I call it First Hour. It’s yours. Do with it what you will. Writers will write. Runners will run. Some will pray. Some will make love. But that First Hour is yours. Treat it with respect, treat yourself with respect. This time is precious. Don’t give it to anyone else.2
My First Hour
“We can’t enchant the world, which makes its own magic; but we can enchant ourselves by paying deep attention.” - Diane Ackerman
My mentor Terces Engelhart asked me last year, “What is the experience you’re committed to having?” The experience I committed to was gratefulness. So my First Hour is gratefulness too. I take a full hour to get out of bed. Before I do anything else, I think about my day and say a prayer of gratitude for what’s to come and for each person on my calendar on that day. A prayer for my dog. For my home. For what I will receive that day.
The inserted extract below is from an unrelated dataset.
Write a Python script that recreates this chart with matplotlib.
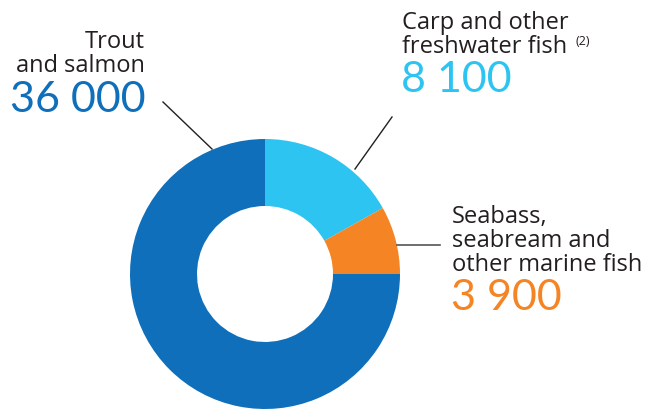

At breakfast, I sit without a device and have an itakimasu practice: humbly receiving the food coming into me, and all the people and natural world that gave it to me.
Attention is the doorway to gratitude, the doorway to wonder, the doorway to reciprocity… While expressing gratitude seems innocent enough, it is a revolutionary idea. In a consumer society, contentment is a radical proposition - Robin Wall Kimmerer
“Our goal should be to live life in radical amazement [to] get up in the morning and look at the world in a way that takes nothing for granted. Everything is phenomenal; everything is incredible; never treat life casually. To be spiritual is to be amazed.” - Abraham Heschel
That’s my time to be radically amazed. It’s the space I’ve carved out before the news, the phone, or the job starts demanding my attention. My time to be set my intentions, my attention. I give myself the First Hour for this, this gift, before I start giving my hours to anyone else.
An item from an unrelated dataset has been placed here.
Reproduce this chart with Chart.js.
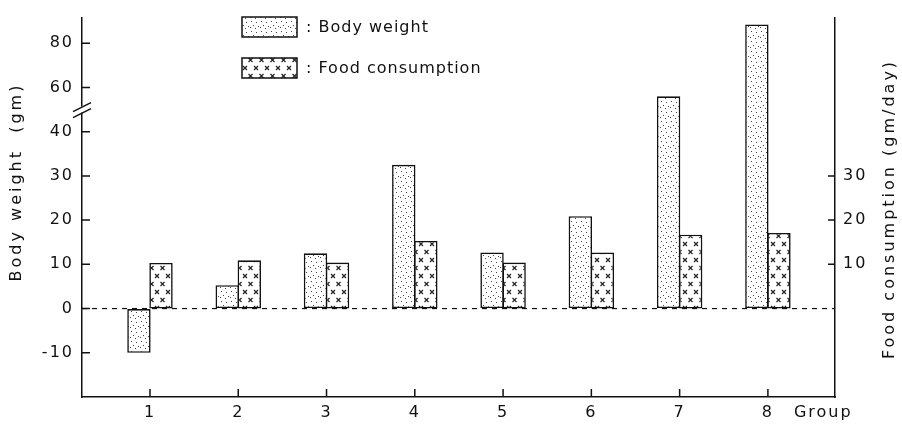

This is self-attunement. This is attentional hygiene. It will feel good.
The other is a Saudi Arabian oil company. Meta (Facebook/Instagram) is the 10th largest.
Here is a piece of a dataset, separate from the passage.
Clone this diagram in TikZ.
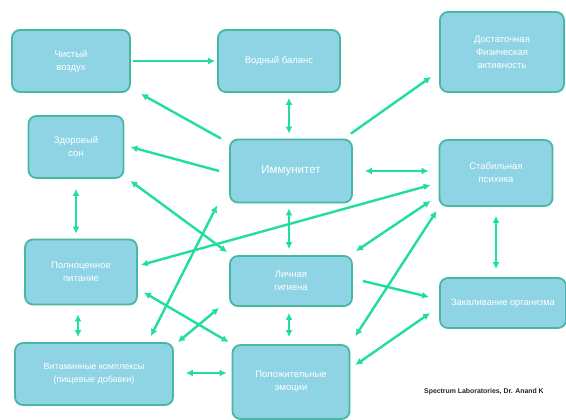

Don’t think you can do it because you’re too busy? Yet plenty of people do it, including the Dalai Lama. It’s a question of priorities. In Financial Freedom 1 we call it Pay Yourself First. You send money into your nest egg before you pay anything or anyone else: rent, groceries, bills, etc.. Get the first two chapters of Profit First for free to get an idea of how it works.
Once you get used to giving yourself the first hour, you realize that you’ve been prioritizing everyone else’s demands before your own.